**ROWS:**
▬▬▬

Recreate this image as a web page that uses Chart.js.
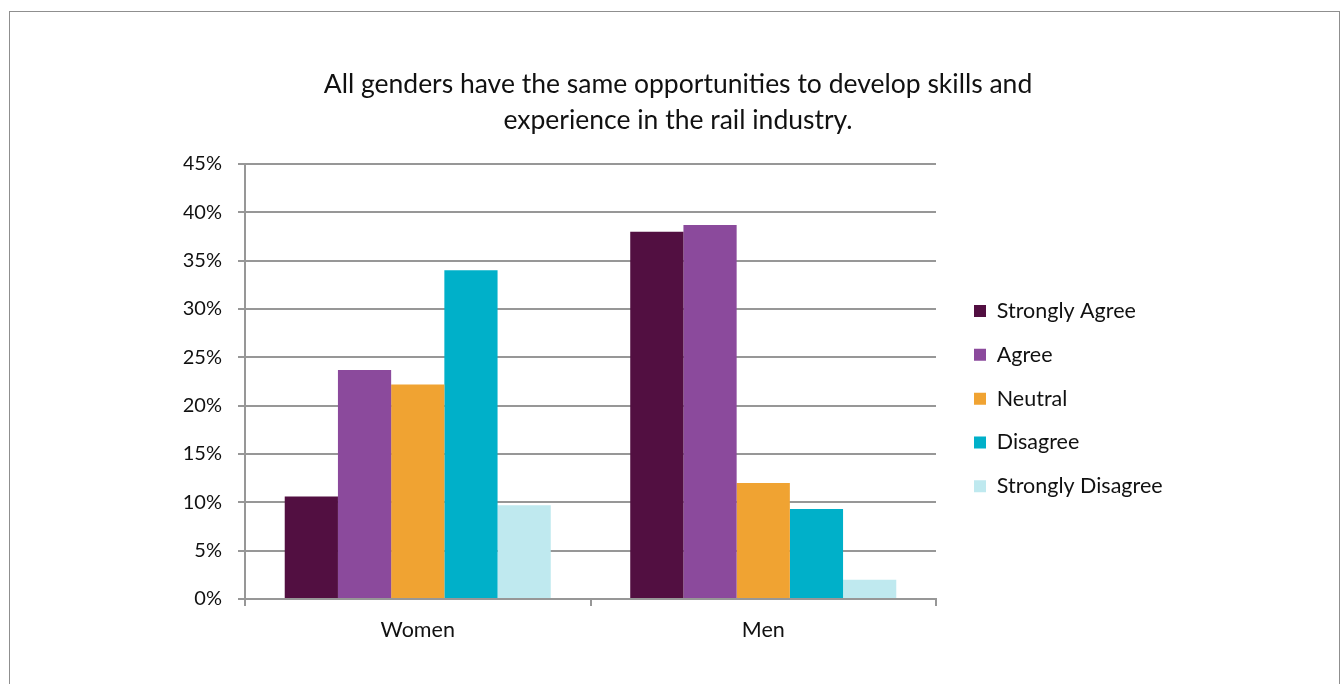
<!DOCTYPE html>
<html>
<head>
<meta charset="utf-8">
<title>Rail industry survey</title>
<script src="https://cdn.jsdelivr.net/npm/chart.js@4.4.1/dist/chart.umd.min.js"></script>
<style>
  html, body { margin: 0; padding: 0; background: #fff; }
  /* thin grey frame round the whole chart, open at the bottom */
  #frame {
    position: absolute; left: 9px; top: 11px;
    width: 1331px; height: 700px;
    border: 1px solid #8f8f8f; box-sizing: border-box;
  }
  #chart { position: absolute; left: 0; top: 0; }
</style>
</head>
<body>
<div id="frame"></div>
<canvas id="chart" width="1340" height="684"></canvas>
<script>
// Survey data (% of respondents)
const groups = ['Women', 'Men'];
const responses = ['Strongly Agree', 'Agree', 'Neutral', 'Disagree', 'Strongly Disagree'];
const womenPct = [10.6, 23.7, 22.2, 34.0, 9.7];
const menPct = [38.0, 38.7, 12.0, 9.3, 2.0];
const yTicks = [0, 5, 10, 15, 20, 25, 30, 35, 40, 45];
const colours = ['#520f41', '#8b4a9c', '#f0a332', '#00b0c9', '#bfe9ef'];

const FONT = 'Lato';
const TEXT = '#111111';
const GRID = '#979797';

// legend sizing, so the plot keeps its width and the legend sits just right of it
const LEGEND_FONT = 21.5;
const LEGEND_PAD = 22.3;
const LEGEND_BOX = 12;
const LEGEND_X = 974;   // left edge of the colour boxes
const PLOT_LEFT = 245;
const PLOT_RIGHT = 936;

const measure = document.createElement('canvas').getContext('2d');
measure.font = 'normal ' + LEGEND_FONT + 'px ' + FONT;
const longest = Math.max(...responses.map(t => measure.measureText(t).width));
const legendWidth = LEGEND_PAD + LEGEND_BOX + LEGEND_FONT / 2 + longest + 10;
const legendLeft = LEGEND_X - LEGEND_PAD;
const padRight = 1340 - legendLeft - legendWidth;
const padLeft = padRight + 16;   // keeps the title centred a little right of the page middle

Chart.defaults.font.family = FONT;
Chart.defaults.color = TEXT;

new Chart(document.getElementById('chart'), {
  type: 'bar',
  data: {
    labels: groups,
    datasets: responses.map((name, i) => ({
      label: name,
      data: [womenPct[i], menPct[i]],
      backgroundColor: colours[i],
      borderWidth: 0,
      barPercentage: 1,
      categoryPercentage: 0.77
    }))
  },
  options: {
    responsive: false,
    animation: false,
    layout: { padding: { left: padLeft, right: padRight, top: 0, bottom: 0 } },
    scales: {
      x: {
        grid: { drawOnChartArea: false, offset: true, tickLength: 7, color: GRID, lineWidth: 2 },
        border: { color: GRID, width: 2 },
        ticks: { padding: 11, font: { size: 21.5 }, color: TEXT },
        afterFit(scale) { scale.height = 85; }
      },
      y: {
        min: 0,
        max: 45,
        afterBuildTicks(scale) { scale.ticks = yTicks.map(v => ({ value: v })); },
        ticks: { padding: 16, font: { size: 20 }, color: TEXT, callback: v => v + '%' },
        grid: { tickLength: 7, color: GRID, lineWidth: 2 },
        border: { color: GRID, width: 2 },
        afterFit(scale) { scale.width = PLOT_LEFT - padLeft; }
      },
      // empty spacer between the plot and the legend
      gap: {
        type: 'linear',
        position: 'right',
        grid: { display: false },
        border: { display: false },
        ticks: { display: false },
        afterFit(scale) { scale.width = legendLeft - PLOT_RIGHT; }
      }
    },
    plugins: {
      title: {
        display: true,
        text: ['All genders have the same opportunities to develop skills and',
               'experience in the rail industry.'],
        font: { size: 26.5, weight: 'normal', lineHeight: 36 / 26.5 },
        color: TEXT,
        padding: { top: 66, bottom: 26 }
      },
      legend: {
        position: 'right',
        fullSize: false,
        align: 'center',
        maxWidth: 600,
        title: { display: true, text: '', font: { size: 1, lineHeight: 1 }, padding: { top: 33.3, bottom: 0 } },
        labels: {
          boxWidth: LEGEND_BOX,
          boxHeight: LEGEND_BOX,
          padding: LEGEND_PAD,
          font: { size: LEGEND_FONT },
          color: TEXT
        }
      },
      tooltip: { enabled: false }
    }
  }
});
</script>
</body>
</html>
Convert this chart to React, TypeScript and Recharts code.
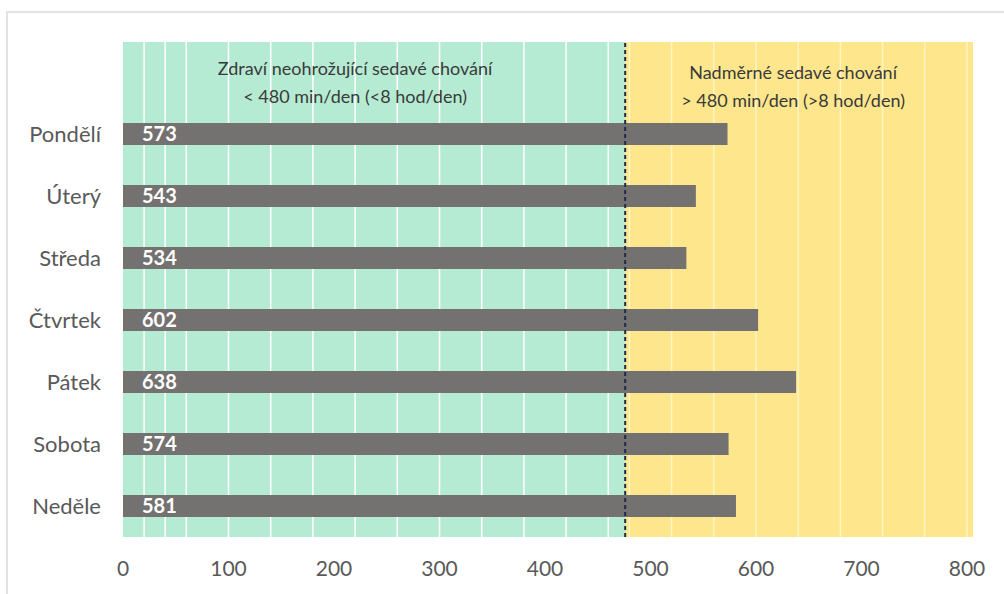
import React from "react";
import {
  BarChart, Bar, XAxis, YAxis, CartesianGrid,
  ReferenceLine, ReferenceArea, LabelList,
} from "recharts";

// průměrný čas sezení podle dne v týdnu (min/den)
const days = ["Pondělí", "Úterý", "Středa", "Čtvrtek", "Pátek", "Sobota", "Neděle"];
const minutes = [573, 543, 534, 602, 638, 574, 581];
const xTicks = [0, 100, 200, 300, 400, 500, 600, 700, 800];
const threshold = 476;
const zoneTitles = ["Zdraví neohrožující sedavé chování", "Nadměrné sedavé chování"];
const zoneSubtitles = ["< 480 min/den (<8 hod/den)", "> 480 min/den (>8 hod/den)"];

const gridValues = Array.from({ length: 41 }, (_, i) => i * 20);

const data = days.map((day, i) => ({ day, value: minutes[i] }));

const FONT = "Lato, 'Open Sans', sans-serif";
const W = 1004;
const H = 594;

const zoneLabel = (title: string, sub: string, dx: number, dy: number) => (props: any) => {
  const vb = props.viewBox || {};
  const cx = vb.x + vb.width / 2 + dx;
  return (
    <text textAnchor="middle" fontFamily={FONT} fontSize={18} fill="#3a3a3a">
      <tspan x={cx} y={76 + dy}>{title}</tspan>
      <tspan x={cx} y={104 + dy}>{sub}</tspan>
    </text>
  );
};

export default function App() {
  return (
    <div style={{ position: "absolute", left: 0, top: 0, width: W, height: H, background: "#fff", overflow: "hidden" }}>
      <div style={{ position: "absolute", left: 6, top: 11, width: W, height: H, border: "2px solid #e2e2e2", boxSizing: "border-box" }} />
      <div style={{ position: "absolute", left: 0, top: 0 }}>
        <BarChart
          width={W}
          height={H}
          data={data}
          layout="vertical"
          margin={{ top: 42, right: 31, left: 13, bottom: 27 }}
        >
          {/* pozadí zón */}
          <CartesianGrid
            horizontal={false}
            stroke="none"
            verticalFill={["#b5ebd3", "#fde68c"]}
            fillOpacity={1}
            verticalValues={[0, threshold]}
          />
          <CartesianGrid
            horizontal={false}
            stroke="#ffffff"
            strokeWidth={1.5}
            verticalValues={gridValues.filter((v) => v > 0 && v < threshold)}
          />
          <CartesianGrid
            horizontal={false}
            stroke="#fff4c4"
            strokeWidth={1.5}
            verticalValues={gridValues.filter((v) => v > threshold)}
          />
          <XAxis
            type="number"
            domain={[0, 800]}
            ticks={xTicks}
            padding={{ left: 0, right: 6 }}
            axisLine={false}
            tickLine={false}
            tickMargin={18}
            tick={{ fill: "#595959", fontSize: 21, fontFamily: FONT }}
          />
          <YAxis
            type="category"
            dataKey="day"
            width={110}
            padding={{ top: 61, bottom: 0 }}
            axisLine={false}
            tickLine={false}
            tickMargin={16}
            tick={{ fill: "#595959", fontSize: 22, fontFamily: FONT }}
          />
          <ReferenceArea x1={0} x2={threshold} fillOpacity={0} stroke="none"
            label={zoneLabel(zoneTitles[0], zoneSubtitles[0], -19, -1)} />
          <ReferenceArea x1={threshold} x2={800} fillOpacity={0} stroke="none"
            label={zoneLabel(zoneTitles[1], zoneSubtitles[1], -3, 3)} />
          <Bar dataKey="value" fill="#747171" barSize={22} isAnimationActive={false}>
            <LabelList
              dataKey="value"
              position="insideLeft"
              offset={19}
              fill="#ffffff"
              fontSize={20}
              fontWeight={700}
              fontFamily={FONT}
            />
          </Bar>
          <ReferenceLine x={threshold} stroke="#1f2b4a" strokeWidth={2} strokeDasharray="4 3" />
        </BarChart>
      </div>
    </div>
  );
}
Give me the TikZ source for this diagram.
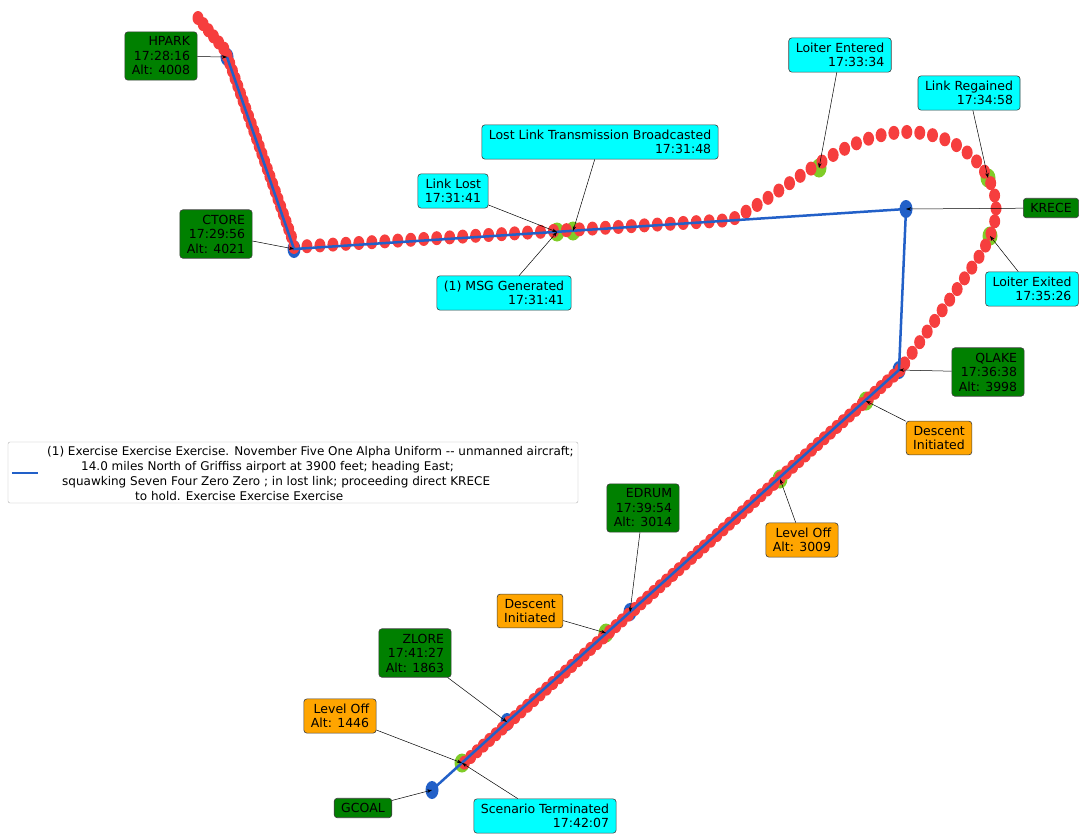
\documentclass[tikz,border=0pt]{standalone}
\usepackage{fontspec}
\setmainfont{DejaVu Sans}
\usetikzlibrary{arrows.meta,decorations.markings}
\definecolor{trackred}{RGB}{246,62,62}
\definecolor{routeblue}{RGB}{34,96,200}
\definecolor{wpgreen}{RGB}{0,128,0}
\definecolor{evcyan}{RGB}{0,255,255}
\definecolor{altorange}{RGB}{255,165,0}
\definecolor{evgreen}{RGB}{128,204,40}
\tikzset{
  lbl/.style={draw=black!75,line width=0.6pt,rounded corners=3pt,inner xsep=7pt,inner ysep=5pt,
    align=right,font=\fontsize{12.5}{14.5}\selectfont},
  wpbox/.style={lbl,fill=wpgreen},
  evbox/.style={lbl,fill=evcyan},
  altbox/.style={lbl,fill=altorange},
  leader/.style={-{Stealth[length=5pt,width=3.5pt]},black,line width=0.5pt},
  route/.style={routeblue,line width=2.5pt},
  trackdots/.style={postaction={decorate},decoration={markings,
    mark=between positions 0 and 1 step #1 with {\pgftransformresetnontranslations
      \fill[trackred] (0,0) ellipse (5.5pt and 7pt);}}}
}
\begin{document}
\begin{tikzpicture}[x=1pt,y=-1pt]
  \useasboundingbox (0,0) rectangle (1079,836);
  \coordinate (hpark) at (227,57);
  \coordinate (ctore) at (294,249);
  \coordinate (krece) at (906,209);
  \coordinate (qlake) at (899,370);
  \coordinate (edrum) at (630,612);
  \coordinate (zlore) at (507,722);
  \coordinate (gcoal) at (432,790);
  \coordinate (lost) at (557,232);
  \coordinate (bcast) at (573,231);
  \coordinate (loiterin) at (819,168);
  \coordinate (regain) at (988,178);
  \coordinate (loiterout) at (990,236);
  \coordinate (descA) at (866,401);
  \coordinate (levelA) at (780,479);
  \coordinate (descB) at (606,633);
  \coordinate (levelB) at (462,763);

  \fill[routeblue] (hpark) ellipse (6.5 and 9);
  \fill[routeblue] (ctore) ellipse (6.5 and 9);
  \fill[routeblue] (krece) ellipse (6.5 and 9);
  \fill[routeblue] (qlake) ellipse (6.5 and 9);
  \fill[routeblue] (edrum) ellipse (6.5 and 9);
  \fill[routeblue] (zlore) ellipse (6.5 and 9);
  \fill[routeblue] (gcoal) ellipse (6.5 and 9);

  \fill[evgreen] (lost) ellipse (7.5 and 9.5);
  \fill[evgreen] (bcast) ellipse (7.5 and 9.5);
  \fill[evgreen] (loiterin) ellipse (7.5 and 9.5);
  \fill[evgreen] (regain) ellipse (7.5 and 9.5);
  \fill[evgreen] (loiterout) ellipse (7.5 and 9.5);
  \fill[evgreen] (descA) ellipse (7.5 and 9.5);
  \fill[evgreen] (levelA) ellipse (7.5 and 9.5);
  \fill[evgreen] (descB) ellipse (7.5 and 9.5);
  \fill[evgreen] (levelB) ellipse (7.5 and 9.5);

  \path[trackdots=8pt] (198,18) -- (225,50) -- (294,244);
  \path[trackdots=13pt] (294,247) -- (731,220)
    .. controls (790,190) and (840,134) .. (905,132)
    .. controls (960,131) and (998,172) .. (996,212)
    .. controls (994,240) and (975,262) .. (960,285) -- (900,370);
  \path[trackdots=8.5pt] (900,370) -- (464,763);

  \draw[route] (hpark) -- (ctore) -- (krece) -- (qlake) -- (edrum) -- (zlore) -- (gcoal);

  \node[wpbox] (hparkbox) at (161,56) {HPARK\\17:28:16\\Alt: 4008};
  \node[wpbox] (ctorebox) at (216,234) {CTORE\\17:29:56\\Alt: 4021};
  \node[evbox] (lostbox) at (453,191) {Link Lost\\17:31:41};
  \node[evbox] (bcastbox) at (600,142) {Lost Link Transmission Broadcasted\\17:31:48};
  \node[evbox] (msgbox) at (504,293) {(1) MSG Generated\\17:31:41};
  \node[evbox] (loiterinbox) at (840,55) {Loiter Entered\\17:33:34};
  \node[evbox] (regainbox) at (969,93) {Link Regained\\17:34:58};
  \node[wpbox] (krecebox) at (1051,208) {KRECE};
  \node[evbox] (loiteroutbox) at (1032,289) {Loiter Exited\\17:35:26};
  \node[wpbox] (qlakebox) at (988,372) {QLAKE\\17:36:38\\Alt: 3998};
  \node[altbox] (descAbox) at (939,438) {Descent\\Initiated};
  \node[altbox] (levelAbox) at (802,540) {Level Off\\Alt: 3009};
  \node[wpbox] (edrumbox) at (643,508) {EDRUM\\17:39:54\\Alt: 3014};
  \node[altbox] (descBbox) at (530,611) {Descent\\Initiated};
  \node[wpbox] (zlorebox) at (415,653) {ZLORE\\17:41:27\\Alt: 1863};
  \node[altbox] (levelBbox) at (340,716) {Level Off\\Alt: 1446};
  \node[wpbox] (gcoalbox) at (363,808) {GCOAL};
  \node[evbox] (endbox) at (545,816) {Scenario Terminated\\17:42:07};

  \draw[leader] (hparkbox) -- (hpark);
  \draw[leader] (ctorebox) -- (ctore);
  \draw[leader] (lostbox) -- (lost);
  \draw[leader] (bcastbox) -- (bcast);
  \draw[leader] (msgbox) -- (lost);
  \draw[leader] (loiterinbox) -- (loiterin);
  \draw[leader] (regainbox) -- (regain);
  \draw[leader] (krecebox) -- (krece);
  \draw[leader] (loiteroutbox) -- (loiterout);
  \draw[leader] (qlakebox) -- (qlake);
  \draw[leader] (descAbox) -- (descA);
  \draw[leader] (levelAbox) -- (levelA);
  \draw[leader] (edrumbox) -- (edrum);
  \draw[leader] (descBbox) -- (descB);
  \draw[leader] (zlorebox) -- (zlore);
  \draw[leader] (levelBbox) -- (levelB);
  \draw[leader] (gcoalbox) -- (gcoal);
  \draw[leader] (endbox) -- (levelB);

  \node[draw=black!30,fill=white,rounded corners=2pt,minimum width=570,minimum height=61,inner sep=0pt]
    (legend) at (293,472.5) {};
  \draw[route] ([xshift=4pt,yshift=-0.5pt]legend.west) -- ++(26,0);
  \node[anchor=west,inner sep=0pt,align=left,font=\fontsize{12}{15}\selectfont] (legendtext) at (47,473.5)
    {(1) Exercise Exercise Exercise. November Five One Alpha Uniform -{}- unmanned aircraft;\\
     \hspace*{34pt}14.0 miles North of Griffiss airport at 3900 feet; heading East;\\
     \hspace*{15pt}squawking Seven Four Zero Zero ; in lost link; proceeding direct KRECE\\
     \hspace*{88pt}to hold. Exercise Exercise Exercise};
\end{tikzpicture}
\end{document}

▬▬▬

**GIVEN INSTRUCTION:** The lines from the start of the data through the line that contains "['#520f41', '#8b4a9c', '#f0a332', '#00b0c9', '#bfe9ef'];" are to be returned exactly, please, with both ends included and every picture left out.

**SOLUTION TO THIS EXERCISE:**
Recreate this image as a web page that uses Chart.js.
<!DOCTYPE html>
<html>
<head>
<meta charset="utf-8">
<title>Rail industry survey</title>
<script src="https://cdn.jsdelivr.net/npm/chart.js@4.4.1/dist/chart.umd.min.js"></script>
<style>
  html, body { margin: 0; padding: 0; background: #fff; }
  /* thin grey frame round the whole chart, open at the bottom */
  #frame {
    position: absolute; left: 9px; top: 11px;
    width: 1331px; height: 700px;
    border: 1px solid #8f8f8f; box-sizing: border-box;
  }
  #chart { position: absolute; left: 0; top: 0; }
</style>
</head>
<body>
<div id="frame"></div>
<canvas id="chart" width="1340" height="684"></canvas>
<script>
// Survey data (% of respondents)
const groups = ['Women', 'Men'];
const responses = ['Strongly Agree', 'Agree', 'Neutral', 'Disagree', 'Strongly Disagree'];
const womenPct = [10.6, 23.7, 22.2, 34.0, 9.7];
const menPct = [38.0, 38.7, 12.0, 9.3, 2.0];
const yTicks = [0, 5, 10, 15, 20, 25, 30, 35, 40, 45];
const colours = ['#520f41', '#8b4a9c', '#f0a332', '#00b0c9', '#bfe9ef'];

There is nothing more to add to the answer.